Merits introduces some subjectivity, since by “merit” we usually mean “positive value” or “desired value.” Does an argument have merit? Does a legislative act have merit? Does a student have merit (or deserve demerits?) Beyond the consideration of values, merit suggests what is worthy; and what is worthy ultimately depends on what the ultimate goals are concerning things or persons which have specific values.
The Future is the vaguest of them all. I realized that this is the one thing that is usually lacking in our education. We can teach history, or biology (which is the history or present of living things) or mathematics (which is without time, though it has a history and present); but how do we teach The Future? We spend a great deal of time teaching students about the history of America, but none about the future of America. Granted, some discussion concerning where science is headed makes its way into our curriculum, and some religious schools teach of a future salvation by teaching The End Times; but in the first case, the science is theoretical, and in the second case, the End is assured. Without an education on a definite future, we cannot act or need not act toward it. In addition to the mentioned limited considerations of The Future in our curriculum is the one American dictum concerning The Future, that “You can be anything you want to be if you believe and work at it hard enough.” — but this is a selfish, individualistic glimpse into the future, and I believe that the absence of education on a common future for Americans will lead to further chaos at best and an entire lack of a common future at worst: i.e., the worst case scenario is “No America” for the future.

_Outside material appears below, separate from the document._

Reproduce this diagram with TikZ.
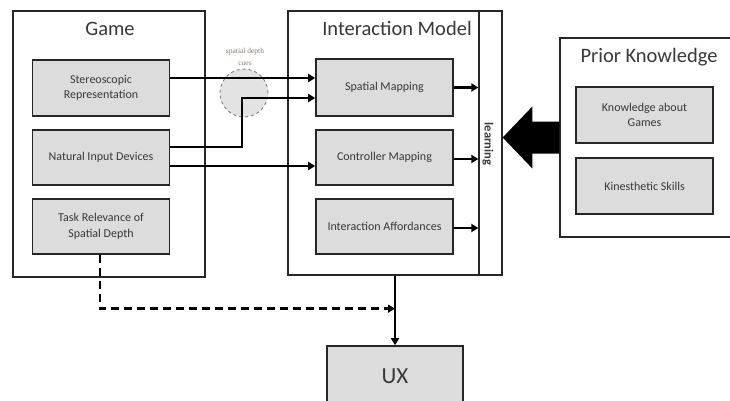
\documentclass[tikz,border=0pt]{standalone}
\usepackage{fontspec}
\setmainfont{Carlito}
\newfontfamily\cuefont{Liberation Serif}
\usetikzlibrary{arrows.meta,calc}
\definecolor{boxfill}{HTML}{DCDCDC}
\definecolor{txt}{HTML}{383838}
\definecolor{cuegray}{HTML}{857A70}
\tikzset{
  outer/.style={draw=black!85, line width=1.3pt, fill=white, inner sep=0pt},
  inbox/.style={draw=black!85, line width=1.6pt, fill=boxfill, inner sep=2pt,
    minimum width=137pt, minimum height=56pt, align=center, text=txt,
    font=\fontsize{12}{15.5}\selectfont},
  title/.style={text=txt, font=\fontsize{20.5}{24}\selectfont, inner sep=0pt},
  arr/.style={line width=2.6pt, -{Triangle[length=7pt,width=8pt]}},
}
\begin{document}
\begin{tikzpicture}[x=1pt,y=-1pt]
\path[use as bounding box, clip] (0,0) rectangle (730,401);
% Game
\node[outer, minimum width=192pt, minimum height=266pt] (game) at (109,144) {};
\node[title] (gametitle) at (110,29) {Game};
\node[inbox] (stereo) at (101,88) {Stereoscopic\\Representation};
\node[inbox, minimum height=55pt] (natural) at (101,157.5) {Natural Input Devices};
\node[inbox, minimum height=55pt] (task) at (101,226.5) {Task Relevance of\\Spatial Depth};
% cues circle
\node[circle, draw=black!50, dashed, line width=0.9pt, fill=boxfill!80!white, minimum size=48pt, inner sep=0pt] (cues) at (244,93) {};
\node[text=cuegray, align=center, font=\cuefont\fontsize{7.5}{12}\selectfont, inner sep=0pt] (cuelabel) at (245,57) {spatial depth\\cues};
% Interaction Model
\node[outer, minimum width=214pt, minimum height=264pt] (im) at (395,143) {};
\node[outer, minimum width=23pt, minimum height=264pt] (learn) at (490.5,143) {};
\node[rotate=-90, text=txt, font=\fontsize{12.5}{14}\selectfont\bfseries, inner sep=0pt] (learntext) at (488,144) {learning};
\node[title] (imtitle) at (397,28) {Interaction Model};
\node[inbox, minimum height=57pt] (spatial) at (384.5,87.5) {Spatial Mapping};
\node[inbox, minimum height=55pt] (ctrl) at (384.5,157.5) {Controller Mapping};
\node[inbox, minimum height=55pt] (afford) at (384.5,226.5) {Interaction Affordances};
% Prior Knowledge
\node[outer, minimum width=200pt, minimum height=199pt] (prior) at (660,137.5) {};
\node[title] (priortitle) at (649,57) {Prior Knowledge};
\node[inbox] (kag) at (644.5,115) {Knowledge about\\Games};
\node[inbox] (kin) at (644.5,186) {Kinesthetic Skills};
% UX
\node[outer, fill=boxfill, line width=1.6pt, minimum width=136pt, minimum height=62pt] (ux) at (395,377) {};
\node[title, font=\fontsize{23}{26}\selectfont] (uxtext) at (395,376) {UX};
% connectors
\draw[arr] ([yshift=10pt]stereo.east) coordinate (s1) -- (s1 -| spatial.west);
\coordinate (bend) at (242,98);
\draw[arr] ([yshift=10.5pt]natural.east) -| (bend) -- (bend -| spatial.west);
\draw[arr] ([yshift=-8.5pt]natural.east) coordinate (n2) -- (n2 -| ctrl.west);
\draw[arr] (spatial.east) -- (spatial.east -| learn.west);
\draw[arr] ([yshift=-1.5pt]ctrl.east) coordinate (c1) -- (c1 -| learn.west);
\draw[arr] ([yshift=-1.5pt]afford.east) coordinate (f1) -- (f1 -| learn.west);
% big arrow
\coordinate (tip) at (learn.east |- prior.west);
\fill[black] ($(prior.west)+(0,-16)$) -- ++(-27,0) -- ++(0,-15) -- (tip)
  -- ($(prior.west)+(-27,31)$) -- ++(0,-15) -- ($(prior.west)+(0,16)$) -- cycle;
% bottom
\coordinate (join) at ($(im.south)+(0,33)$);
\draw[arr, dash pattern=on 8pt off 5pt] ([xshift=-1pt]task.south) |- (join);
\draw[arr] (im.south) -- (ux.north);
\end{tikzpicture}
\end{document}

We do depend too much on the vision of the Framers. We live too much in the past. And so we risk not creating the future we would wish for our own nation were we but to consider the fate of America.
The “disconnected” are many, not just the so-called underclass. However, I can see just now, thinking of my long and winding autobiographical entry, that my problem was the absence of a realistic and healthy outlook on the future. I had no concept of a healthy marriage between two men, and so I engaged in dangerous activity in my experimentation — and in my despair. I think those others, gay or straight, who do not have a healthy vision of The Future, despair in the same way. But I do not approve of many of the so-called “connected” — who similarly do not have a healthy vision of the future, because they often fail to include their so-called “disconnected” neighbors, and those neighbors will be going into the future with them.